_PROVIDED DATA_.

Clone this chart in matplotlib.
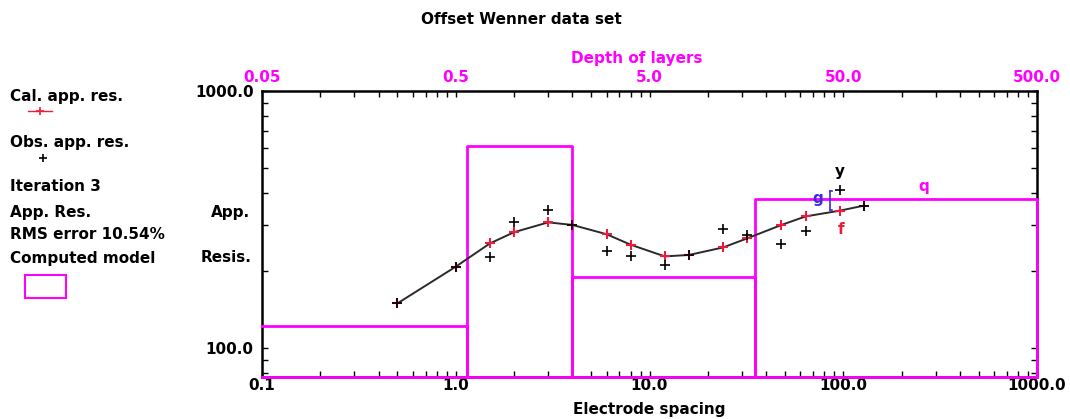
import numpy as np
import matplotlib
matplotlib.use("Agg")
import matplotlib.pyplot as plt
from matplotlib.lines import Line2D
from matplotlib.patches import Rectangle
from matplotlib.ticker import LogLocator, NullFormatter, FixedLocator, FixedFormatter

# data
spacing = [0.5, 1, 1.5, 2, 3, 4, 6, 8, 12, 16, 24, 32, 48, 64, 96, 128]
cal_res = [149, 207, 255, 282, 308, 301, 277, 252, 227, 230, 246, 267, 301, 325, 342, 358]
obs_res = [149, 207, 226, 308, 344, 301, 238, 228, 210, 230, 290, 274, 254, 284, 412, 358]

# computed layer model: depth of layer bottoms (m) and resistivities
layer_depth = [0.57, 2.0, 17.6]
layer_res = [122, 611, 189, 380]

x_ticks = [0.1, 1, 10, 100, 1000]
x_labels = ["0.1", "1.0", "10.0", "100.0", "1000.0"]
depth_ticks = [0.05, 0.5, 5, 50, 500]
depth_labels = ["0.05", "0.5", "5.0", "50.0", "500.0"]
y_ticks = [100, 1000]
y_labels = ["100.0", "1000.0"]

# constants
W, H = 1070, 419
XMIN, XMAX = 0.1, 1000
YMIN, YMAX = 77, 1000
MAGENTA = "#ff00ff"
RED = "#ee1c3c"
BLUE = "#3a2ee0"
FS = 11


def px(x, y):
    return x / W, 1 - y / H


fig = plt.figure(figsize=(W / 100, H / 100), dpi=100)
ax = fig.add_axes([262 / W, 1 - 377 / H, (1037 - 262) / W, (377 - 91) / H])
ax.set_xscale("log")
ax.set_yscale("log")
ax.set_xlim(XMIN, XMAX)
ax.set_ylim(YMIN, YMAX)

# model boxes (depth -> spacing is x2)
edges = [XMIN] + [d * 2 for d in layer_depth] + [XMAX]
for i, r in enumerate(layer_res):
    x0, x1 = edges[i], edges[i + 1]
    if i == 0:
        xs, ys = [x0, x1, x1], [r, r, YMIN]
    else:
        xs, ys = [x0, x0, x1, x1], [YMIN, r, r, YMIN]
    ax.plot(xs, ys, color=MAGENTA, lw=2, zorder=3, clip_on=False)
ax.plot([XMIN, XMAX], [YMIN, YMIN], color=MAGENTA, lw=2, zorder=3, clip_on=False)

# calculated curve and observed points
ax.plot(spacing, cal_res, color="#2a2a2a", lw=1.4, zorder=4)
ax.plot(spacing, cal_res, ls="none", marker="+", ms=7, mew=1.5, color=RED, zorder=5)
ax.plot(spacing, obs_res, ls="none", marker="+", ms=7, mew=1.2, color="black", zorder=6)

# little annotation letters
ax.text(96, 484, "y", color="black", fontsize=FS, fontweight="bold", ha="center", va="center")
ax.text(74, 380, "g", color=BLUE, fontsize=FS, fontweight="bold", ha="center", va="center")
ax.plot([85.5, 85.5], [344, 408], color=BLUE, lw=1.2, zorder=6)
ax.plot([85.5, 88], [408, 408], color=BLUE, lw=1.2, zorder=6)
ax.plot([85.5, 88], [344, 344], color=BLUE, lw=1.2, zorder=6)
ax.text(261, 423, "q", color=MAGENTA, fontsize=FS, fontweight="bold", ha="center", va="center")
ax.text(97, 290, "f", color=RED, fontsize=FS, fontweight="bold", ha="center", va="center")

# axes styling
for s in ax.spines.values():
    s.set_linewidth(1.8)
    s.set_color("black")
    s.set_zorder(2.5)
ax.xaxis.set_major_locator(FixedLocator(x_ticks))
ax.xaxis.set_major_formatter(FixedFormatter(x_labels))
ax.xaxis.set_minor_locator(LogLocator(base=10, subs=np.arange(2, 10)))
ax.xaxis.set_minor_formatter(NullFormatter())
ax.yaxis.set_major_locator(FixedLocator(y_ticks))
ax.yaxis.set_major_formatter(FixedFormatter(y_labels))
ax.yaxis.set_minor_locator(LogLocator(base=10, subs=np.arange(2, 10)))
ax.yaxis.set_minor_formatter(NullFormatter())
ax.tick_params(which="both", direction="in", top=True, right=True, length=4, width=1, color="black")
ax.tick_params(axis="x", which="major", labelsize=FS, pad=0.5)
ax.tick_params(axis="y", which="major", labelsize=FS, pad=6)
for lab in ax.get_xticklabels() + ax.get_yticklabels():
    lab.set_fontweight("bold")

sec = ax.secondary_xaxis("top", functions=(lambda x: x / 2, lambda x: x * 2))
sec.xaxis.set_major_locator(FixedLocator(depth_ticks))
sec.xaxis.set_major_formatter(FixedFormatter(depth_labels))
sec.xaxis.set_minor_locator(FixedLocator([]))
sec.tick_params(length=0, labelsize=FS, labelcolor=MAGENTA, pad=4)
for lab in sec.get_xticklabels():
    lab.set_fontweight("bold")
sec.spines["top"].set_visible(False)

# titles
fig.text(*px(521, 19), "Offset Wenner data set", fontsize=FS, fontweight="bold", ha="center", va="center")
fig.text(*px(637, 59), "Depth of layers", fontsize=FS, fontweight="bold", color=MAGENTA, ha="center", va="center")
fig.text(*px(649, 409), "Electrode spacing", fontsize=FS, fontweight="bold", ha="center", va="center")
fig.text(*px(250, 212), "App.", fontsize=FS, fontweight="bold", ha="right", va="center")
fig.text(*px(252, 258), "Resis.", fontsize=FS, fontweight="bold", ha="right", va="center")

# left legend panel
left_lines = [("Cal. app. res.", 97), ("Obs. app. res.", 142), ("Iteration 3", 186),
              ("App. Res.", 212), ("RMS error 10.54%", 234), ("Computed model", 259)]
for txt, yy in left_lines:
    fig.text(*px(10, yy), txt, fontsize=FS, fontweight="bold", ha="left", va="center")

x0, y0 = px(28, 111)
x1, _ = px(52, 111)
fig.add_artist(Line2D([x0, x1], [y0, y0], color=RED, lw=1, transform=fig.transFigure))
xm, ym = px(40, 111)
fig.add_artist(Line2D([xm], [ym], marker="+", ms=6, mew=1.2, color=RED, transform=fig.transFigure))
xo, yo = px(43, 158)
fig.add_artist(Line2D([xo], [yo], marker="+", ms=6, mew=1.2, color="black", transform=fig.transFigure))
rx, ry = px(25, 298)
fig.add_artist(Rectangle((rx, ry), 41 / W, 23 / H, fill=False, edgecolor=MAGENTA, lw=1.5,
                         transform=fig.transFigure))

fig.savefig("out.png", dpi=100, facecolor="white")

_GIVEN PROBLEM_.
Please repeat exactly the data above from its first line to the line that contains "from matplotlib.ticker import", inclusive, and leave every picture out.

_SOLUTION BELOW_.
Clone this chart in matplotlib.
import numpy as np
import matplotlib
matplotlib.use("Agg")
import matplotlib.pyplot as plt
from matplotlib.lines import Line2D
from matplotlib.patches import Rectangle
from matplotlib.ticker import LogLocator, NullFormatter, FixedLocator, FixedFormatter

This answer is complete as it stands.